# Recorded information
--- Start ---

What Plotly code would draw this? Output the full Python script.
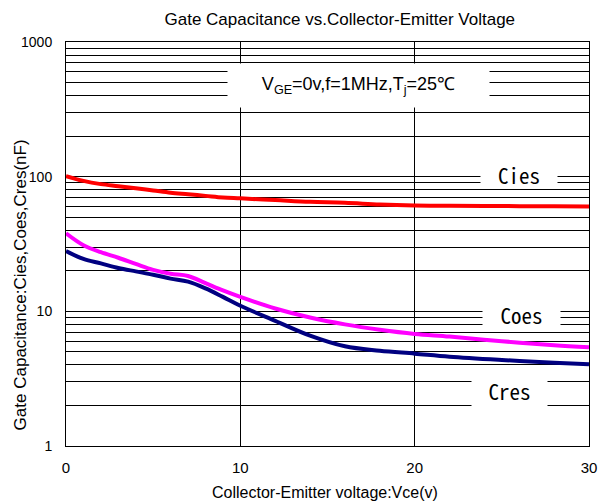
import plotly.graph_objects as go

vce = [0, 1, 2, 3, 4, 5, 6, 7, 8, 9, 10, 12, 14, 16, 18, 20, 22, 25, 28, 30]
cies = [101, 93, 88, 85, 82, 79, 76, 74, 72, 70, 69, 67, 65, 64, 62, 61, 60.8, 60.5, 60.2, 60]
coes = [38, 31, 27.5, 25, 22.5, 20.3, 19, 18.3, 16.2, 14.3, 12.8, 10.5, 9.0, 8.0, 7.3, 6.8, 6.5, 6.0, 5.6, 5.4]
cres = [28, 24.5, 22.7, 21, 19.8, 18.7, 17.5, 16.6, 14.8, 12.8, 11.0, 8.5, 6.6, 5.5, 5.1, 4.85, 4.6, 4.35, 4.15, 4.05]

fig = go.Figure()
fig.add_trace(go.Scatter(x=vce, y=cies, mode="lines", line=dict(color="#ff0000", width=4, shape="spline")))
fig.add_trace(go.Scatter(x=vce, y=coes, mode="lines", line=dict(color="#ff00ff", width=4, shape="spline")))
fig.add_trace(go.Scatter(x=vce, y=cres, mode="lines", line=dict(color="#000080", width=4, shape="spline")))

lab_font = dict(family="Noto Sans Mono CJK JP, Liberation Mono, monospace", size=21, color="black")
fig.add_annotation(x=25.98, y=1.995, xref="x", yref="y", text="Cies", showarrow=False,
                   bgcolor="white", font=lab_font, width=76, height=22, borderpad=0, yshift=2)
fig.add_annotation(x=26.13, y=0.958, xref="x", yref="y", text="Coes", showarrow=False,
                   bgcolor="white", font=lab_font, width=77, height=22, borderpad=0, yshift=2)
fig.add_annotation(x=25.44, y=0.41, xref="x", yref="y", text="Cres", showarrow=False,
                   bgcolor="white", font=lab_font, width=75, height=30, borderpad=0, valign="bottom")
fig.add_annotation(x=16.78, y=2.677, xref="x", yref="y",
                   text="V<sub>GE</sub>=0v,f=1MHz,T<sub>j</sub>=25℃", showarrow=False,
                   bgcolor="white", font=dict(family="Liberation Sans", size=18, color="black"),
                   width=261, height=43, borderpad=0)

# axis titles as annotations for exact placement
fig.add_annotation(x=-0.088, y=0.40, xref="paper", yref="paper", textangle=-90,
                   text="Gate Capacitance:Cies,Coes,Cres(nF)", showarrow=False,
                   xanchor="center", yanchor="middle", font=dict(size=17))
fig.add_annotation(x=0.495, y=-0.114, xref="paper", yref="paper",
                   text="Collector-Emitter voltage:Vce(v)", showarrow=False,
                   xanchor="center", yanchor="middle", font=dict(size=16))

fig.update_layout(
    width=610, height=504,
    margin=dict(l=66, r=21, t=42, b=58),
    paper_bgcolor="white", plot_bgcolor="white",
    showlegend=False,
    font=dict(family="Liberation Sans", size=14, color="black"),
    title=dict(text="Gate Capacitance vs.Collector-Emitter Voltage", x=0.557, xanchor="center",
               y=0.962, yanchor="middle", font=dict(size=17)),
)
fig.update_xaxes(range=[0, 30], dtick=10, showgrid=True, gridcolor="black", gridwidth=1,
                 showline=True, linecolor="black", linewidth=1, mirror=True, zeroline=False,
                 ticks="", ticklabelstandoff=8, tickfont=dict(size=15))
fig.update_yaxes(type="log", range=[0, 3], tickvals=[1, 10, 100, 1000], ticktext=["1", "10", "100", "1000"],
                 showgrid=True, gridcolor="black", gridwidth=1,
                 minor=dict(dtick="D1", showgrid=True, gridcolor="black", gridwidth=1),
                 showline=True, linecolor="black", linewidth=1, mirror=True, zeroline=False,
                 ticks="", ticklabelstandoff=10, tickfont=dict(size=14))

fig.write_html("out.html")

--- End ---

# Instructions to follow
Write down every line from the opening of the listing to the line with "import plotly.graph_objects as go", both included, and nothing else; the pictures are omitted.

# Response to this task
What Plotly code would draw this? Output the full Python script.
import plotly.graph_objects as go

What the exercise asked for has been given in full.